Now that CBS and NBC have joined ABC in taking the first steps toward a possible sprint into new digital-distribution territory—foreshadowing a world where everything will be available on-demand for a price—can syndication be far behind?
With staples such as The Oprah Winfrey Show, Entertainment Tonight and Access Hollywood on their rosters, the temptation would seem great for first-run programmers to enter into similar deals. But syndicators lack the clout that broadcast networks have with affiliates, and they have delicate relationships with stations. Industry executives acknowledge it will be much tougher for them to replicate the CBS-Comcast, NBC-Direct TV and ABC-Apple iTunes deals.
Syndicators must go back to the same stations year after year to peddle new shows and renew existing ones. They cannot afford to alienate potential customers that could retaliate by lowering the programming license fees they are willing to pay. Plus, many syndicated shows draw marginal ratings as it is; any more viewer erosion would be a tough pill for stations to swallow.
So, few—if any—syndicators appear anxious to move quickly into an unproven business. “This reminds me of the bulls--t Internet things of years past,” says a senior studio executive who asked to remain anonymous and whose company has extensively researched new business models. “At what point does this consumer say [enough] to paying for every little thing involving TV?” Like others in the TV distribution business, the executive questions whether consumers would spend 99¢ to watch shows on video-on-demand (VOD) that they can just as easily record for free.
Some first-run programmers can still imagine a future of additional revenue streams. They see subway riders with handhelds downloading the latest Springer brawl between transvestites in panties, or watching Jennifer Aniston on their cellphones as she chats with Oprah, or wiring into the latest showbiz buzz from one of the magazine shows on a Blackberry.

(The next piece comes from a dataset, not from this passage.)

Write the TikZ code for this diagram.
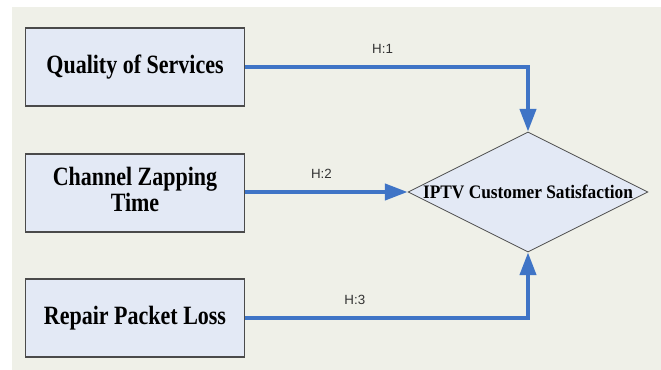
\documentclass[tikz,border=0pt]{standalone}
\usepackage{fontspec}
\usepackage{graphicx}
\setmainfont{Liberation Serif}
\setsansfont{Liberation Sans}
\usetikzlibrary{shapes.geometric,arrows.meta}
\definecolor{bgc}{HTML}{EFF0E8}
\definecolor{boxfill}{HTML}{E3E9F5}
\definecolor{boxline}{HTML}{4A4A4A}
\definecolor{arrowc}{HTML}{3F74C6}
\newcommand{\talltext}[2][1.2]{\scalebox{1}[#1]{#2}}
\tikzset{
  factor/.style={draw=boxline, fill=boxfill, line width=0.8pt, minimum width=219*0.75pt, minimum height=78*0.75pt, inner sep=0pt, align=center, font=\fontsize{16.5}{15}\selectfont\bfseries},
  goal/.style={diamond, draw=boxline, fill=boxfill, line width=0.6pt, minimum width=240*0.75pt, minimum height=120*0.75pt, inner sep=0pt},
  goaltext/.style={inner sep=0pt, font=\fontsize{13}{15}\selectfont\bfseries},
  link/.style={draw=arrowc, line width=3pt, -{Triangle[length=17pt,width=12pt]}},
  hlabel/.style={font=\sffamily\fontsize{10}{12}\selectfont, text=black!80}
}
\begin{document}
\begin{tikzpicture}[x=0.75pt,y=-0.75pt]
\useasboundingbox (0,0) rectangle (661,370);
\fill[white] (0,0) rectangle (661,370);
\fill[bgc] (12,7) rectangle (661,370);
\node[factor] (qos) at (135,67) {\talltext{Quality of Services}};
\node[factor] (czt) at (135,193) {\talltext{\begin{tabular}{@{}c@{}}Channel Zapping\\Time\end{tabular}}};
\node[factor] (rpl) at (135,318) {\talltext{Repair Packet Loss}};
\node[goal] (sat) at (528,192) {};
\node[goaltext] (sattext) at (sat.center) {\talltext[1.1]{IPTV Customer Satisfaction}};
\draw[link] (qos.east) -| node[hlabel, pos=0.243, above=5pt] {H:1} (sat.north);
\draw[link] (czt.east |- sat.west) -- node[hlabel, pos=0.47, above=5pt] {H:2} (sat.west);
\draw[link] (rpl.east) -| node[hlabel, pos=0.194, above=5pt] {H:3} (sat.south);
\end{tikzpicture}
\end{document}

But it’s uncertain just how many will watch—or pay—over the long run. CBS, which has been offering video downloads of programs on CBS.com and Google for some time, closely guards the specific number of people who have downloaded them. A network spokesman says only that the network is “pleased with what we’ve seen.”
ABC and Apple are also treating the iTunes numbers as proprietary information, refusing to reveal how many have so far seen episodes of Desperate Housewives, Lost, Invasion and its other series on the programming menu.
First-run syndicators could find sponsors for brief versions of shows or offer programming as a free promotional tool—Mary Hart gives viewers the ET Hollywood headlines.
If they sold shows, studios would probably keep the price low to appeal to consumers, like the 99¢ that CBS and NBC will charge Comcast and Direct TV subscribers. But 99¢ can go much further when only the network, distribution provider and a few profit participants are splitting the fee. A syndication company with a popular first-run show ripe for downloading would have to revise its exclusivity templates or be forced to share any fee-based revenue with scores of stations.
If there’s a will, there no doubt will be a way. A decade ago, programmers got pushback when they repurposed broadcast network and first-run series to cable. But today, it’s a common industry practice.